Business boomed (even if profits sometimes haven’t) and CROs grew steadily in size and the scope of services offered. Making sense of this new reality was a central theme at the “Partnership in Clinical Trials Congress” (PCT) held last month in Hamburg, Germany.
“We have data that now suggests CROs globally employ more personnel to support drug development than do the pharma and biotech companies,” said Ken Getz, senior fellow, Tufts Center for the Study of Drug Development, and a keynote speaker at PCT. “We’re seeing profound changes in the CRO-biopharma relationship.”
CRO market size estimates vary, but it’s broadly agreed there are at least 1,100 CROs worldwide and that CRO revenue now exceeds $20 billion, with some predicting revenue could reach $30 billion in 2015. A handful of giants—Quintiles, Covance, PPD, Parexel, ICON, etc.—dominate the landscape, but many more small and medium-size CROs also serve the market.
The biggest change, said Getz, is a shift toward strategic, integrated relationships that place “much more operational risk and resource risk” on CROs. “Whereas in the past companies used to engage CROs primarily for capacity or expertise in a very specific task—it might be a medical writer or a study monitor for a specific project—now many major and mid-size pharma and biotech companies engage a preferred CRO to provide a whole suite of activities for an entire portfolio.
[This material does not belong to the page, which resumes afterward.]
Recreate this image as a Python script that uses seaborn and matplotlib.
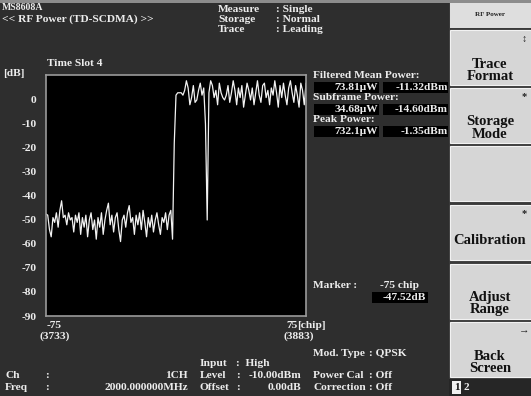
import numpy as np
import matplotlib
matplotlib.use("Agg")
import matplotlib.pyplot as plt
from matplotlib.patches import Rectangle
import seaborn as sns

# trace: level [dB] per chip
chips = np.arange(-75, 76)
level_before = [-47.5, -48, -54, -57, -49, -51, -47, -53, -46, -42,
                -49, -48, -52, -47, -50, -49, -55, -48, -51, -47,
                -56, -49, -53, -48, -57, -50, -47, -54, -50, -58,
                -49, -53, -47, -56, -50, -46, -43, -52, -48, -55,
                -49, -47, -54, -59, -50, -48, -53, -47, -44, -51,
                -49, -56, -48, -52, -47, -54, -46, -51, -57, -49,
                -53, -48, -55, -50, -47, -52, -56, -49, -51, -47,
                -54, -48, -46, -58, -18]
level_slot = [2, 3, 3, 3, 2, 4, 8, 5, -2, 1,
              6, -1, 0, 4, 7, 2, 5, -10, -50, 3,
              8, 6, 1, 4, -2, 7, 3, 1, 0, 2,
              6, -1, 3, 8, 4, -2, 5, 1, 6, -3,
              2, 7, 4, 0, 5, -2, 3, 8, 2, -1,
              6, 7, 1, 4, -2, 5, 2, 8, 3, -3,
              6, 1, 7, 2, -2, 5, 8, 3, -1, 6,
              2, -3, 7, 4, -2, 7]
level = level_before + level_slot

y_ticks = [0, -10, -20, -30, -40, -50, -60, -70, -80, -90]

results = [("73.81\u03bcW", "-11.32dBm"),
           ("34.68\u03bcW", "-14.60dBm"),
           ("732.1\u03bcW", "-1.35dBm")]
result_titles = ["Filtered Mean Power:", "Subframe Power:", "Peak Power:"]

W, H = 531, 396
BG = "#2e2e2e"
FG = "#ececec"
FONT = ["Liberation Serif", "DejaVu Serif"]
FS = 8.2

sns.set_theme(style="dark")
plt.rcParams["font.family"] = FONT

fig = plt.figure(figsize=(W / 100, H / 100), dpi=100)
fig.patch.set_facecolor(BG)


def put(x, y, s, ha="left", color=FG, size=FS, **kw):
    fig.text(x / W, 1 - y / H, s, ha=ha, va="center", color=color,
             fontsize=size, fontweight="bold", family=FONT, **kw)


def box(x, y, w, h, color, **kw):
    fig.patches.append(Rectangle((x / W, 1 - (y + h) / H), w / W, h / H,
                                 transform=fig.transFigure, facecolor=color,
                                 edgecolor=kw.pop("ec", "none"), **kw))


# top frame line
box(0, 0, W, 3, "#8c8c8c")

# trace window
ax = fig.add_axes([46 / W, 1 - 316 / H, 260 / W, 241 / H])
ax.set_facecolor("black")
sns.lineplot(x=chips, y=level, ax=ax, color="#f2f2f2", linewidth=0.9)
ax.set_xlim(-75, 75)
ax.set_ylim(-90, 10.4)
ax.set_yticks(y_ticks)
ax.set_yticklabels([str(t) for t in y_ticks])
ax.set_xticks([])
ax.tick_params(axis="y", length=0, pad=7, labelcolor=FG, labelsize=FS)
for lab in ax.get_yticklabels():
    lab.set_fontweight("bold")
ax.grid(False)
ax.set_xlabel("")
ax.set_ylabel("")
for sp in ax.spines.values():
    sp.set_color("#9a9a9a")
    sp.set_linewidth(1.2)

# header
put(2, 8, "MS8608A", size=7)
put(2, 19, "<< RF Power (TD-SCDMA) >>")
for i, (k, v) in enumerate([("Measure", "Single"), ("Storage", "Normal"),
                            ("Trace", "Leading")]):
    put(218, 9 + 10.5 * i, k)
    put(276, 9 + 10.5 * i, ": " + v)

put(47, 63, "Time Slot 4")
put(3, 74, "[dB]")

# x axis labels
put(47, 325, "-75")
put(40, 336, "(3733)")
put(298, 325, "75", ha="right")
put(297.5, 325, "[chip]")
put(283, 336, "(3883)")

# results
for i, (t, (uw, dbm)) in enumerate(zip(result_titles, results)):
    yt = 76 + 22 * i
    put(313, yt, t)
    box(314, yt + 5.5, 65, 11, "black")
    box(383, yt + 5.5, 65, 11, "black")
    put(378, yt + 11, uw, ha="right")
    put(448, yt + 11, dbm, ha="right")

# marker
put(313, 286, "Marker :")
put(380, 286, "-75 chip")
box(372, 292, 56, 11, "black")
put(426, 297.5, "-47.52dB", ha="right")

put(313, 353, "Mod. Type")
put(369, 353, ": QPSK")

# bottom status
put(200, 363, "Input")
put(236, 363, ":  High")
put(5, 375, "Ch")
put(45, 375, ":")
put(188, 375, "1CH", ha="right")
put(200, 375, "Level")
put(236, 375, ":")
put(301, 375, "-10.00dBm", ha="right")
put(313, 375, "Power Cal")
put(369, 375, ": Off")
put(5, 387, "Freq")
put(45, 387, ":")
put(188, 387, "2000.000000MHz", ha="right")
put(200, 387, "Offset")
put(236, 387, ":")
put(301, 387, "0.00dB", ha="right")
put(313, 387, "Correction")
put(369, 387, ": Off")

# soft key panel
box(449, 3, 82, 393, "#3a3a3a")
box(450, 3, 81, 25, "#dedede")
put(490, 15, "RF Power", ha="center", color="#222222", size=5)
keys = [(30, ["Trace", "Format"], "\u2195"),
        (88, ["Storage", "Mode"], "*"),
        (146, [], ""),
        (205, ["Calibration"], "*"),
        (264, ["Adjust", "Range"], ""),
        (322, ["Back", "Screen"], "\u2192")]
for top, lines, mark in keys:
    box(450, top, 81, 55, "#d6d6d6", ec="#f2f2f2", linewidth=0.8)
    if mark:
        put(524, top + 9, mark, ha="center", color="#222222", size=7.5)
    if len(lines) == 1:
        put(490, top + 36, lines[0], ha="center", color="#111111", size=10.5)
    for j, s in enumerate(lines if len(lines) > 1 else []):
        put(490, top + 34 + 12 * j, s, ha="center", color="#111111", size=10.5)

box(449, 379, 82, 17, "#262626")
box(452, 381, 9, 13, "#f0f0f0")
put(456.5, 387.5, "1", ha="center", color="#111111", size=8)
put(466, 387.5, "2", ha="center", color=FG, size=8)

fig.savefig("out.png", dpi=100, facecolor=fig.get_facecolor())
“A company like Pfizer, for example, might choose to work with two CROs, and give one of them an entire program to do everything soup to nuts. The CRO will have or engage all the investigator sites, monitor all the sites, collect, clean, and manage the data. It will analyze the data and write up the submission. You are really giving the CRO all of the operating activities in the program,” Getz said.
“It’s really the largest CROs that have been able to service these strategic alliances. They have the scale,” said Getz. “These are longer-term relationships and there’s a very high cost for the sponsor to switch and change that relationship, so the largest CROs are securing and locking up that part of the market.”